AVAILABLE DATA.
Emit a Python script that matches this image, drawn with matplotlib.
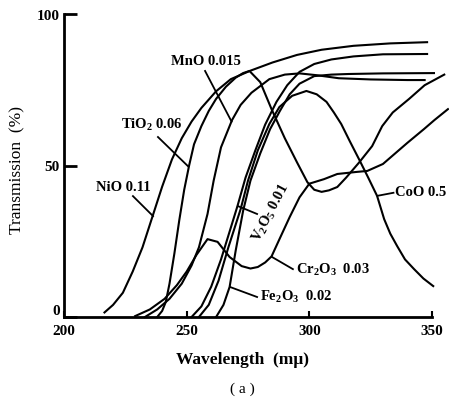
import numpy as np
import matplotlib
matplotlib.use("Agg")
import matplotlib.pyplot as plt

plt.rcParams['font.family'] = ['Liberation Serif', 'DejaVu Serif']
plt.rcParams['mathtext.default'] = 'regular'

# transmission curves, wavelength (m mu) vs transmission (%)
nio_wl = [216.5, 220, 224, 228, 232, 236, 240, 244, 248, 252, 256, 262, 268, 276, 285, 295, 305, 318, 333, 348]
nio_t = [1.5, 4, 8, 15, 23, 33, 43, 52, 59, 64.5, 69, 74.5, 78.5, 81.3, 84, 86.5, 88.2, 89.5, 90.3, 90.7]

tio2_wl = [238, 240, 241.5, 243, 245, 247, 249, 251, 253, 256, 259, 262, 266, 270, 273, 275.6, 280, 284.6,
           290, 295, 299.2, 302, 305, 308, 311.4, 315, 320.3, 325.6, 329.7, 334, 340.7, 347, 355]
tio2_t = [0, 2, 5, 11, 21, 32, 42, 50, 57, 63, 68, 72, 76, 79, 80.5, 81.2, 77.5, 68.6,
          59, 51, 44.5, 42, 41.3, 41.8, 42.9, 46, 51, 56.4, 63, 67.5, 72, 76.5, 80]

mno_wl = [233, 238, 243, 248, 252, 255, 258.5, 261, 264, 268.5, 272, 276.4, 283.7, 290, 296, 303, 312, 325, 340, 347]
mno_t = [0, 2.5, 6, 11, 17, 23, 34, 45, 56, 65, 70, 74, 78.5, 80, 80.4, 79.8, 78.8, 78.4, 78.2, 78.2]

v2o5_wl = [252, 256, 260, 264, 268, 270.7, 274, 278, 282, 286.6, 291, 296, 302, 309, 318, 330, 348]
v2o5_t = [0, 3.5, 10, 19, 29.5, 36.6, 46, 55, 63.5, 71, 76.5, 80.9, 83.5, 85, 86, 86.7, 86.8]

coo_wl = [255, 259, 263, 267, 272, 275, 279, 283.7, 287.8, 293, 298.8, 303, 307, 310, 313, 316.5, 320.3,
          324, 327.6, 330.5, 333, 335.8, 339, 342.7, 346.5, 350.5]
coo_t = [0, 4, 12, 23, 35.6, 45, 55, 63.7, 69.3, 73, 74.6, 73.5, 71, 67.5, 63.7, 58, 52,
         46, 40, 32.3, 27.5, 23.4, 19, 15.8, 12.7, 10.2]

fe2o3_wl = [262, 265, 267.5, 270, 273, 276, 280, 284, 288, 292, 296, 302, 309, 316, 330, 350.8]
fe2o3_t = [0, 4, 9.9, 22, 35, 45, 54, 62, 68, 73.5, 77, 79.5, 80, 80.2, 80.4, 80.5]

cr2o3_wl = [229, 235, 241, 246, 250, 254, 258.5, 262.6, 267.5, 272.4, 276, 279, 282, 284.6, 288, 292, 296,
            300, 306, 311.4, 319.5, 323.6, 330, 335, 340, 346.7, 351, 356.5]
cr2o3_t = [0.3, 2.5, 6, 10.5, 15, 20.5, 25.7, 24.8, 19.8, 16.8, 16, 16.5, 18, 20, 26, 33, 39.5,
           44, 45.5, 47.2, 47.9, 48.2, 50.5, 54, 57.5, 62, 65, 68.6]

curves = [(nio_wl, nio_t), (tio2_wl, tio2_t), (mno_wl, mno_t), (v2o5_wl, v2o5_t),
          (coo_wl, coo_t), (fe2o3_wl, fe2o3_t), (cr2o3_wl, cr2o3_t)]

fig = plt.figure(figsize=(4.49, 4.02), dpi=100)
ax = fig.add_axes([64 / 449, 1 - 318 / 402, 368 / 449, 303 / 402])

for wl, t in curves:
    ax.plot(wl, t, color='black', lw=1.5, solid_joinstyle='round', clip_on=False)

ax.set_xlim(200, 350)
ax.set_ylim(0, 100)
ax.spines['top'].set_visible(False)
ax.spines['right'].set_visible(False)
ax.spines['left'].set_linewidth(2)
ax.spines['bottom'].set_linewidth(2)

ax.set_yticks([0, 50, 100])
ax.set_xticks([200, 250, 300, 350])
ax.tick_params(axis='y', direction='in', length=9, width=2, pad=3, labelsize=11)
ax.tick_params(axis='x', direction='in', length=4, width=1.5, pad=5, labelsize=11)
for lab in ax.get_xticklabels() + ax.get_yticklabels():
    lab.set_fontweight('bold')
# keep the zero label clear of the 200 below it
ax.get_yticklabels()[0].set_va('bottom')

# labels with leader lines: (text, text pos, line start, line end, rotation, ha)
notes = [
    ("MnO 0.015", (257.9, 84.5), (257.5, 81.2), (268.3, 64.5), 0, 'center'),
    ("TiO$_2$ 0.06", (235.9, 63.7), (238.3, 59.4), (250.5, 49.8), 0, 'center'),
    ("NiO 0.11", (224.0, 43.2), (228.1, 39.9), (236.3, 33.3), 0, 'center'),
    ("V$_2$O$_5$ 0.01", (284.5, 34.5), (278.7, 34.0), (270.9, 36.6), 62, 'center'),
    ("Cr$_2$O$_3$  0.03", (309.5, 15.8), (293.3, 15.8), (284.8, 19.8), 0, 'center'),
    ("Fe$_2$O$_3$  0.02", (294.5, 6.9), (278.7, 6.6), (267.7, 9.9), 0, 'center'),
    ("CoO 0.5", (334.9, 41.3), (334.3, 41.0), (327.8, 40.0), 0, 'left'),
]
for text, tpos, p0, p1, rot, ha in notes:
    ax.plot([p0[0], p1[0]], [p0[1], p1[1]], color='black', lw=1.3, clip_on=False)
    ax.text(tpos[0], tpos[1], text, rotation=rot, ha=ha, va='center',
            fontsize=10.5, fontweight='bold', clip_on=False)

fig.text(17 / 449, 1 - 170 / 402, "Transmission  (%)", rotation=90,
         ha='center', va='center', fontsize=12.5)
fig.text(242 / 449, 1 - 360 / 402, "Wavelength  (m\u03bc)", ha='center', va='center',
         fontsize=12.5, fontweight='bold')
fig.text(242 / 449, 1 - 389 / 402, "( a )", ha='center', va='center', fontsize=11)

fig.savefig("out.png", dpi=100)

EXERCISE GOAL.
Scan the material above. Copy each line where "matplotlib" occurs.

SOLUTION TO THE PROBLEM.
Emit a Python script that matches this image, drawn with matplotlib.
import matplotlib
matplotlib.use("Agg")
import matplotlib.pyplot as plt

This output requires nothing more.